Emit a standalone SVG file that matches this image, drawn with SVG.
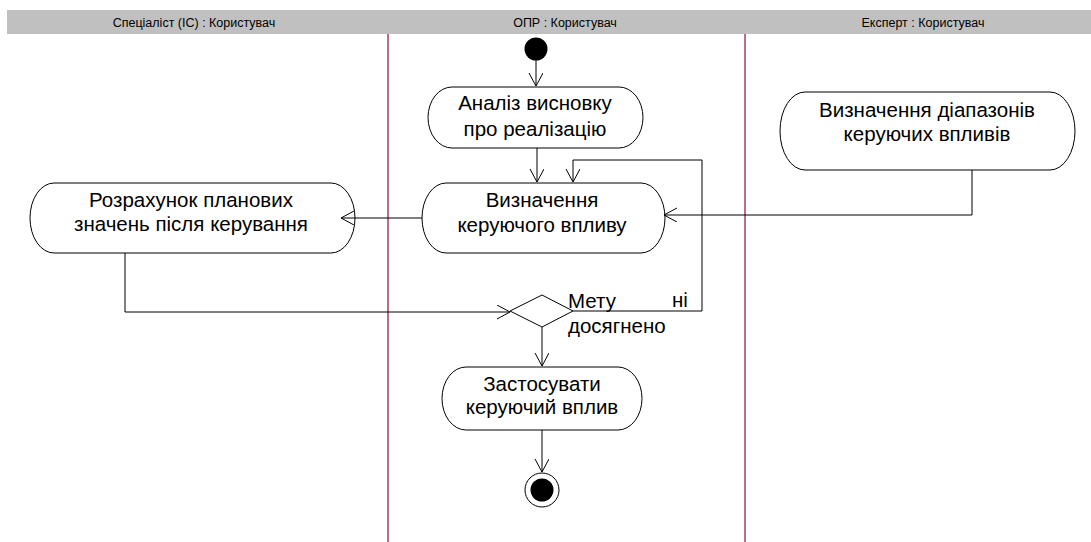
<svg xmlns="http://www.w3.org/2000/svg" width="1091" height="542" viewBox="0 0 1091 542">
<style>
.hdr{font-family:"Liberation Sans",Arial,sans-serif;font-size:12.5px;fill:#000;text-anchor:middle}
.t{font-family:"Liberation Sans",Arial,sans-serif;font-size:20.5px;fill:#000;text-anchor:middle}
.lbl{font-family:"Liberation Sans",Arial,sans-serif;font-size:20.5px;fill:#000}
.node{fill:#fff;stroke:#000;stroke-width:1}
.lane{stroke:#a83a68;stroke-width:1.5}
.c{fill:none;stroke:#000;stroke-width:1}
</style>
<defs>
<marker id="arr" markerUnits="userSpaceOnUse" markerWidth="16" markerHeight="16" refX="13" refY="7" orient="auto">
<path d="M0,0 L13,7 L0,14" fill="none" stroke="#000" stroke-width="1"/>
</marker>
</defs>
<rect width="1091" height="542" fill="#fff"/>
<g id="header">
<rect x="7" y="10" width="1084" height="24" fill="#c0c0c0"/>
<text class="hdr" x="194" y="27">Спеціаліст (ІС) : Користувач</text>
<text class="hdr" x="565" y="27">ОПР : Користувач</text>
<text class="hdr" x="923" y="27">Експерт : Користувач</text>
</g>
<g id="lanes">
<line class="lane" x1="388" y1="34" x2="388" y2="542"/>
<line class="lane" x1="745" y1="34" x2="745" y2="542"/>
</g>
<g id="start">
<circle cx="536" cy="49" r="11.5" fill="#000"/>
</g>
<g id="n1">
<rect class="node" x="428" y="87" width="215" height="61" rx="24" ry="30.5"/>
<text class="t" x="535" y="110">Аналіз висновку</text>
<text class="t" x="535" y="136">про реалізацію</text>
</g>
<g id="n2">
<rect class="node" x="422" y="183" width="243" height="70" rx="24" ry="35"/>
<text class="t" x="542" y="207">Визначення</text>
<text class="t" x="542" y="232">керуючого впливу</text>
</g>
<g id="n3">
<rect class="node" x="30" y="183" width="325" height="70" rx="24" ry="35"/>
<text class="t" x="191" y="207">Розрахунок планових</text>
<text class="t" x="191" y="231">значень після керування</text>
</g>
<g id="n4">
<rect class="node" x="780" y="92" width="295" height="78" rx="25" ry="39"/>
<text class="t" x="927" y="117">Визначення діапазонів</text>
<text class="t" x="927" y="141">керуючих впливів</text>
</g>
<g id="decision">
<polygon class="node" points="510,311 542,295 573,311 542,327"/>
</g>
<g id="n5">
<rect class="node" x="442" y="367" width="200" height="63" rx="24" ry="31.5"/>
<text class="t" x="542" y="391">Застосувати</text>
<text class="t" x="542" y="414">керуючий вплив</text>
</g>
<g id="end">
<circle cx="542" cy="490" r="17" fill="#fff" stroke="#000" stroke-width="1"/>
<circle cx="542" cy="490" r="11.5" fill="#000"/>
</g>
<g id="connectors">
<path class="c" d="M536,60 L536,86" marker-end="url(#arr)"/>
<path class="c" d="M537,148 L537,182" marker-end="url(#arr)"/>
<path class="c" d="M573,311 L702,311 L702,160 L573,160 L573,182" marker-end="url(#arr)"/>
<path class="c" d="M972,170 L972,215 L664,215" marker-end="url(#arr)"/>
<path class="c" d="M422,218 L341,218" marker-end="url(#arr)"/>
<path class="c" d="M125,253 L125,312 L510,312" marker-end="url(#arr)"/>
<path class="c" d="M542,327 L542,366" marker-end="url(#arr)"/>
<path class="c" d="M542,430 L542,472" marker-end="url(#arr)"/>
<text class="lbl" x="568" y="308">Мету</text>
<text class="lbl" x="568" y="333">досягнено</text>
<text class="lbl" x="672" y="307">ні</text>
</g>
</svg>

* _Task objective_: Restate the listing above word for word, and skip the pictures.

* _Response to this exercise_:
Emit a standalone SVG file that matches this image, drawn with SVG.
<svg xmlns="http://www.w3.org/2000/svg" width="1091" height="542" viewBox="0 0 1091 542">
<style>
.hdr{font-family:"Liberation Sans",Arial,sans-serif;font-size:12.5px;fill:#000;text-anchor:middle}
.t{font-family:"Liberation Sans",Arial,sans-serif;font-size:20.5px;fill:#000;text-anchor:middle}
.lbl{font-family:"Liberation Sans",Arial,sans-serif;font-size:20.5px;fill:#000}
.node{fill:#fff;stroke:#000;stroke-width:1}
.lane{stroke:#a83a68;stroke-width:1.5}
.c{fill:none;stroke:#000;stroke-width:1}
</style>
<defs>
<marker id="arr" markerUnits="userSpaceOnUse" markerWidth="16" markerHeight="16" refX="13" refY="7" orient="auto">
<path d="M0,0 L13,7 L0,14" fill="none" stroke="#000" stroke-width="1"/>
</marker>
</defs>
<rect width="1091" height="542" fill="#fff"/>
<g id="header">
<rect x="7" y="10" width="1084" height="24" fill="#c0c0c0"/>
<text class="hdr" x="194" y="27">Спеціаліст (ІС) : Користувач</text>
<text class="hdr" x="565" y="27">ОПР : Користувач</text>
<text class="hdr" x="923" y="27">Експерт : Користувач</text>
</g>
<g id="lanes">
<line class="lane" x1="388" y1="34" x2="388" y2="542"/>
<line class="lane" x1="745" y1="34" x2="745" y2="542"/>
</g>
<g id="start">
<circle cx="536" cy="49" r="11.5" fill="#000"/>
</g>
<g id="n1">
<rect class="node" x="428" y="87" width="215" height="61" rx="24" ry="30.5"/>
<text class="t" x="535" y="110">Аналіз висновку</text>
<text class="t" x="535" y="136">про реалізацію</text>
</g>
<g id="n2">
<rect class="node" x="422" y="183" width="243" height="70" rx="24" ry="35"/>
<text class="t" x="542" y="207">Визначення</text>
<text class="t" x="542" y="232">керуючого впливу</text>
</g>
<g id="n3">
<rect class="node" x="30" y="183" width="325" height="70" rx="24" ry="35"/>
<text class="t" x="191" y="207">Розрахунок планових</text>
<text class="t" x="191" y="231">значень після керування</text>
</g>
<g id="n4">
<rect class="node" x="780" y="92" width="295" height="78" rx="25" ry="39"/>
<text class="t" x="927" y="117">Визначення діапазонів</text>
<text class="t" x="927" y="141">керуючих впливів</text>
</g>
<g id="decision">
<polygon class="node" points="510,311 542,295 573,311 542,327"/>
</g>
<g id="n5">
<rect class="node" x="442" y="367" width="200" height="63" rx="24" ry="31.5"/>
<text class="t" x="542" y="391">Застосувати</text>
<text class="t" x="542" y="414">керуючий вплив</text>
</g>
<g id="end">
<circle cx="542" cy="490" r="17" fill="#fff" stroke="#000" stroke-width="1"/>
<circle cx="542" cy="490" r="11.5" fill="#000"/>
</g>
<g id="connectors">
<path class="c" d="M536,60 L536,86" marker-end="url(#arr)"/>
<path class="c" d="M537,148 L537,182" marker-end="url(#arr)"/>
<path class="c" d="M573,311 L702,311 L702,160 L573,160 L573,182" marker-end="url(#arr)"/>
<path class="c" d="M972,170 L972,215 L664,215" marker-end="url(#arr)"/>
<path class="c" d="M422,218 L341,218" marker-end="url(#arr)"/>
<path class="c" d="M125,253 L125,312 L510,312" marker-end="url(#arr)"/>
<path class="c" d="M542,327 L542,366" marker-end="url(#arr)"/>
<path class="c" d="M542,430 L542,472" marker-end="url(#arr)"/>
<text class="lbl" x="568" y="308">Мету</text>
<text class="lbl" x="568" y="333">досягнено</text>
<text class="lbl" x="672" y="307">ні</text>
</g>
</svg>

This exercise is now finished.